Hey Linux community,

I’m struggling with a file management issue and hoping you can help. I have a large media collection spread across multiple external hard drives. Often, when I’m looking for a specific file, I can’t remember which drive it’s on.

I’m looking for a file indexing and search tool that meets the following requirements:

  • Ability to scan multiple locations
  • Option to exclude specific folders or subfolders from both scan and search
  • File indexing for quicker searches
  • Capability to search indexed files even when the original drive is disconnected
  • Real-time updates as files change

Any recommendations for tools that meet most or all of these criteria? It would be a huge help in organizing and finding my media files.

Thanks in advance for any suggestions!

  • @solrize
    link
    3
    edit-2
    1 month ago

    [search indexed files that are offline] One would hope this is not possible.

    I think the idea is store the search index in a separate place from the file. For indexing text though, I’ve found that the index is comparable in size to the file itself. It’s not entirely clear to me what OP wants to search. Something like email? Obviously if it’s just metadata for media files (kilobyte text description of a gigabyte video) then the search index can be tiny.

    Real-time updates as files change

    Would require non-portable script that stores each file’s mtime in an array and compares the old mtime against the new mtime using stat, and then loop. Maybe implement as a daemon.

    That is what inotify is for.

    I realize your overall answer was mostly snark, but the problems mentioned really do take some work to solve. For example, if you want to index email, you want the indexer to understand email headers so it can do the right things with the timestamps and other fields. You can’t just chuck everything into a big generic search engine and press “blend”.

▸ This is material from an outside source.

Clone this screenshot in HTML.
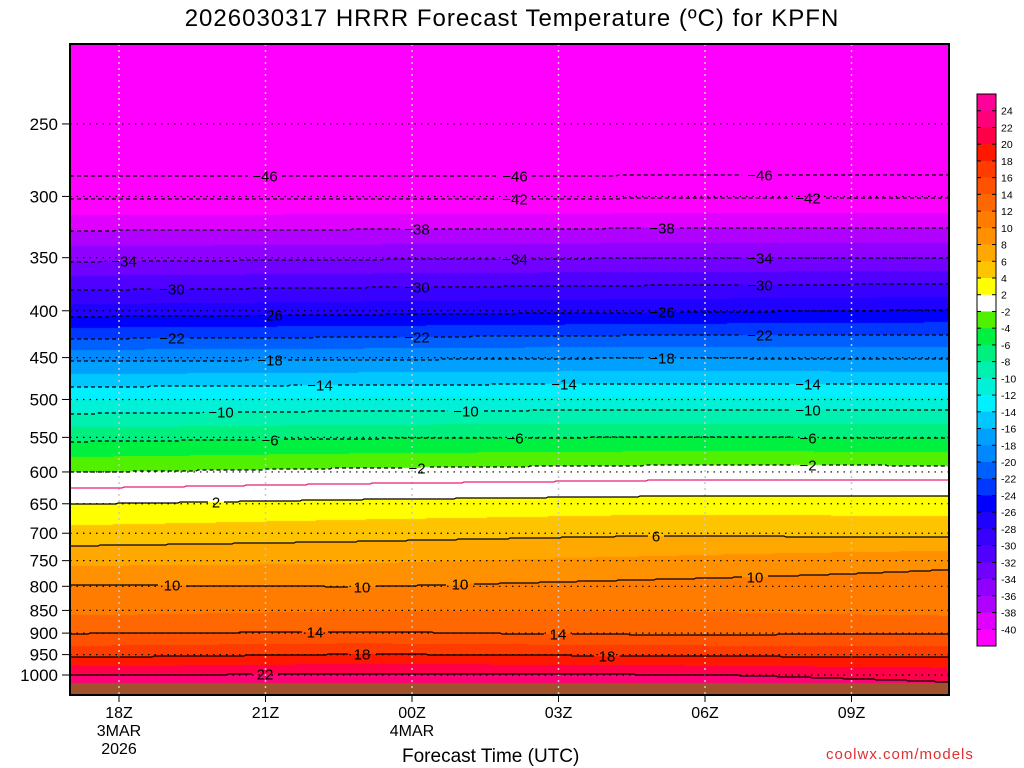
<!DOCTYPE html>
<html><head><meta charset="utf-8"><style>
html,body{margin:0;padding:0;background:#fff;width:1024px;height:768px;overflow:hidden}
#wrap{position:relative;width:1024px;height:768px;font-family:"Liberation Sans",sans-serif}
canvas,svg{position:absolute;left:0;top:0}
</style></head><body><div id="wrap">
<canvas id="cv" width="1024" height="768"></canvas>
<svg id="sv" width="1024" height="768"></svg>
</div>
<script>
const levels=[200,250,275,300,350,400,450,500,550,600,650,700,750,800,850,900,950,1000,1050];
const hours=[0,6,12,18];
const temp17Z=[-52,-51,-48.5,-42.3,-34.5,-27,-18.5,-12,-6.5,-2,2,4.8,7.5,10.2,11.5,14,17.5,22,24];
const temp23Z=[-52,-51,-48.5,-42.3,-34.2,-26.6,-18.3,-11.6,-6.1,-1.4,2.6,5.3,7.8,10,12,14.2,18.2,22.4,24];
const temp05Z=[-52,-51,-48.3,-42.2,-34,-26.2,-18,-11.5,-5.9,-1,3,5.8,8.5,10.6,12,13.8,17.8,22.2,24];
const temp11Z=[-51,-50,-48.2,-42.2,-34,-25.8,-18.2,-11.5,-6,-1,3,5.5,9.5,11,11.5,13.9,17.6,21.5,23];
const series=[temp17Z,temp23Z,temp05Z,temp11Z];
const yTicks=[250,300,350,400,450,500,550,600,650,700,750,800,850,900,950,1000];
const xTickHours=[1,4,7,10,13,16];
const xTickLabels=[["18Z","3MAR","2026"],["21Z"],["00Z","4MAR"],["03Z"],["06Z"],["09Z"]];
const contourLevels=[-46,-42,-38,-34,-30,-26,-22,-18,-14,-10,-6,-2,0,2,6,10,14,18,22];
const cbLabels=[24,22,20,18,16,14,12,10,8,6,4,2,-2,-4,-6,-8,-10,-12,-14,-16,-18,-20,-22,-24,-26,-28,-30,-32,-34,-36,-38,-40];
const cbColors=["#ff0098","#ff0078","#ff0048","#ff1800","#ff3c00","#ff5200","#ff6800","#ff7c00","#ff9000","#ffa800","#ffc400","#ffff00","#ffffff","#50f000","#00f040","#00f080","#00f0b0","#00f0d8","#00f0ff","#00c8ff","#00a0ff","#0088ff","#0060ff","#0038ff","#0000ff","#2000ff","#3800ff","#5000ff","#7000ff","#9000ff","#b000ff","#e000ff","#ff00ff"];
const cbBounds=[Infinity,24,22,20,18,16,14,12,10,8,6,4,2,-2,-4,-6,-8,-10,-12,-14,-16,-18,-20,-22,-24,-26,-28,-30,-32,-34,-36,-38,-40,-Infinity];

const X0=70,X1=949,Y0=44,Y1=695,GROUND=683;
const xOf=h=>119+(h-1)*(146.5/3);
const hOf=x=>1+(x-119)/(146.5/3);
const yOf=p=>675-397.5*Math.log(1000/p);
const pOf=y=>1000*Math.exp(-(675-y)/397.5);
function tempAt(x,y){
  const h=Math.max(0,Math.min(18,hOf(x))),p=pOf(y);
  let i=0;while(i<hours.length-2&&h>hours[i+1])i++;
  const fh=(h-hours[i])/(hours[i+1]-hours[i]);
  const lp=Math.log(p);let j=0;while(j<levels.length-2&&p>levels[j+1])j++;
  let fp=(lp-Math.log(levels[j]))/(Math.log(levels[j+1])-Math.log(levels[j]));
  fp=Math.max(0,Math.min(1,fp));
  const a=series[i][j]+(series[i][j+1]-series[i][j])*fp;
  const b=series[i+1][j]+(series[i+1][j+1]-series[i+1][j])*fp;
  return a+(b-a)*fh;
}
function colorFor(t){for(let k=0;k<cbColors.length;k++){if(t<=cbBounds[k]&&t>cbBounds[k+1])return cbColors[k];}return cbColors[cbColors.length-1];}
function hexRGB(c){return [parseInt(c.substr(1,2),16),parseInt(c.substr(3,2),16),parseInt(c.substr(5,2),16)];}
const cv=document.getElementById('cv'),ctx=cv.getContext('2d');
const img=ctx.createImageData(X1-X0,Y1-Y0);
for(let y=Y0;y<Y1;y++)for(let x=X0;x<X1;x++){
  let rgb=y>=GROUND?[160,82,45]:hexRGB(colorFor(tempAt(x,y)));
  const o=((y-Y0)*(X1-X0)+(x-X0))*4;img.data[o]=rgb[0];img.data[o+1]=rgb[1];img.data[o+2]=rgb[2];img.data[o+3]=255;}
ctx.putImageData(img,X0,Y0);

const NS="http://www.w3.org/2000/svg",sv=document.getElementById('sv');
function mk(tag,at,parent){const e=document.createElementNS(NS,tag);for(const k in at)e.setAttribute(k,at[k]);(parent||sv).appendChild(e);return e;}
yTicks.forEach(p=>{const l=mk('line',{x1:X0,x2:X1,y1:yOf(p),y2:yOf(p),stroke:'#000','stroke-width':1.2,'stroke-dasharray':'1.5 5'});

});
xTickHours.forEach(h=>{const l=mk('line',{x1:xOf(h),x2:xOf(h),y1:Y0,y2:Y1,stroke:'#c8c8c8','stroke-width':1.5,'stroke-dasharray':'2 4'});

});
const labelSpots={"-46":[265,515,760],"-42":[515,808],"-38":[417,662],"-34":[124,515,760],"-30":[172,417,760],"-26":[270,662],"-22":[172,417,760],"-18":[270,662],"-14":[320,564,808],"-10":[221,466,808],"-6":[270,515,808],"-2":[417,808],"0":[],"2":[216],"6":[656],"10":[172,362,460,755],"14":[315,558],"18":[362,607],"22":[265]};
contourLevels.forEach(lv=>{
  const spots=labelSpots[String(lv)]||[];
  const txt=lv<0?'\u2212'+(-lv):String(lv);const half=txt.length*4.6+3;
  let segs=[[]],all=[];
  for(let x=X0;x<=X1;x+=2){let yy=null;for(let y=150;y<GROUND;y++){if(tempAt(x,y)>=lv){yy=y;break;}}
    if(yy===null)continue;all.push([x,yy]);
    if(spots.some(s=>Math.abs(x-s)<half)){if(segs[segs.length-1].length)segs.push([]);}else segs[segs.length-1].push([x,yy]);}
  const col=lv===0?'#e8207a':'#000';
  segs.filter(s=>s.length>1).forEach(s=>{
    const pl=mk('polyline',{points:s.map(p=>p.join(',')).join(' '),fill:'none',stroke:col,'stroke-width':lv===0?1.3:1.2,'stroke-dasharray':lv<0?'4 3':'none'});
    
    });
  spots.forEach(lx=>{if(!all.length)return;const pt=all.reduce((a,b)=>Math.abs(b[0]-lx)<Math.abs(a[0]-lx)?b:a);
    const t=mk('text',{x:lx,y:pt[1]+5.5,'text-anchor':'middle','font-size':15,fill:'#000'});t.textContent=txt;
    
    });
});
const fr=mk('rect',{x:X0,y:Y0,width:X1-X0,height:Y1-Y0,fill:'none',stroke:'#000','stroke-width':2});


yTicks.forEach(p=>{mk('line',{x1:62,x2:X0,y1:yOf(p),y2:yOf(p),stroke:'#000'});
 const t=mk('text',{x:58,y:yOf(p)+6,'text-anchor':'end','font-size':17,fill:'#000'});t.textContent=p;
 
 });
xTickHours.forEach((h,i)=>{mk('line',{x1:xOf(h),x2:xOf(h),y1:Y1,y2:Y1+7,stroke:'#000'});
 xTickLabels[i].forEach((s,k)=>{const t=mk('text',{x:xOf(h),y:718+k*18,'text-anchor':'middle','font-size':16,fill:'#000'});t.textContent=s;
 
 });});
const cbTop=94,cbH=(646-94)/cbColors.length;
cbColors.forEach((c,k)=>{const r=mk('rect',{x:977,y:cbTop+k*cbH,width:19,height:cbH+0.3,fill:c});
 
 });
mk('rect',{x:977,y:cbTop,width:19,height:646-94,fill:'none',stroke:'#000','stroke-width':1});
cbLabels.forEach((v,k)=>{const y=cbTop+(k+1)*cbH;
 mk('line',{x1:977,x2:981,y1:y,y2:y,stroke:'#000'});mk('line',{x1:992,x2:996,y1:y,y2:y,stroke:'#000'});
 const t=mk('text',{x:1001,y:y+4,'font-size':10.5,fill:'#000'});t.textContent=v;
 
 });
</script>
<div style="position:absolute;left:0;width:1024px;top:5px;text-align:center;font-family:'Liberation Sans',sans-serif;font-size:24px;letter-spacing:1px;color:#000">2026030317 HRRR Forecast Temperature (ºC) for KPFN</div>
<div style="position:absolute;left:402px;top:746px;font-family:'Liberation Sans',sans-serif;font-size:19px;color:#000">Forecast Time (UTC)</div>
<div style="position:absolute;left:826px;top:746px;font-family:'Liberation Sans',sans-serif;font-size:15px;letter-spacing:1px;color:#e03030">coolwx.com/models</div>
</body></html>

    I will mention git-annex which is for sort of a different problem, but it can help you manually track where your offline files are, more or less.

    • @[email protected]
      link
      fedilink
      1
      edit-2
      1 month ago

      Sorry I have .world blocked so I didn’t see your reply until now (wish I could block instances without blocking instance replies, but whatever)

      It’s not entirely clear to me what OP wants to search. Something like email? Obviously if it’s just metadata for media files (kilobyte text description of a gigabyte video) then the search index can be tiny.

      Yeah I amended my post earlier to recommend logging with a domain specific unmount script, but I don’t know why they want to do this.

      I realize your overall answer was mostly snark

      Apparently I’m so good at trolling I troll people even when I’m not trying to troll. :<

      This is what inotify is for

      If inotify works for you, that’s fine. I don’t have any experience with it, maybe I’ll look into it after this, if the usecase ever comes up.

      You can’t just chuck everything into a big generic search engine and press “blend”

      Eh, regex (EREs) is good enough for 99% of usecases honestly. For the 1%, consider using an easier to parse file format.

      • @solrize
        link
        1
        edit-2
        1 month ago

        Yeah I amended my post earlier to recommend logging with a domain specific unmount script, but I don’t know why they want to do this.

        They have umpty jillion terabytes of video on a shelf full of external HDD’s and they want to know what files are on which drives. In the old days we had racks full of mag tapes and had the same issue. It’s not something new.

        For info about inotify, try web search.

        For text search, you start needing real indexing once you’re over maybe a GB of text. Before that, you can live with grep or SQL tables or whatever.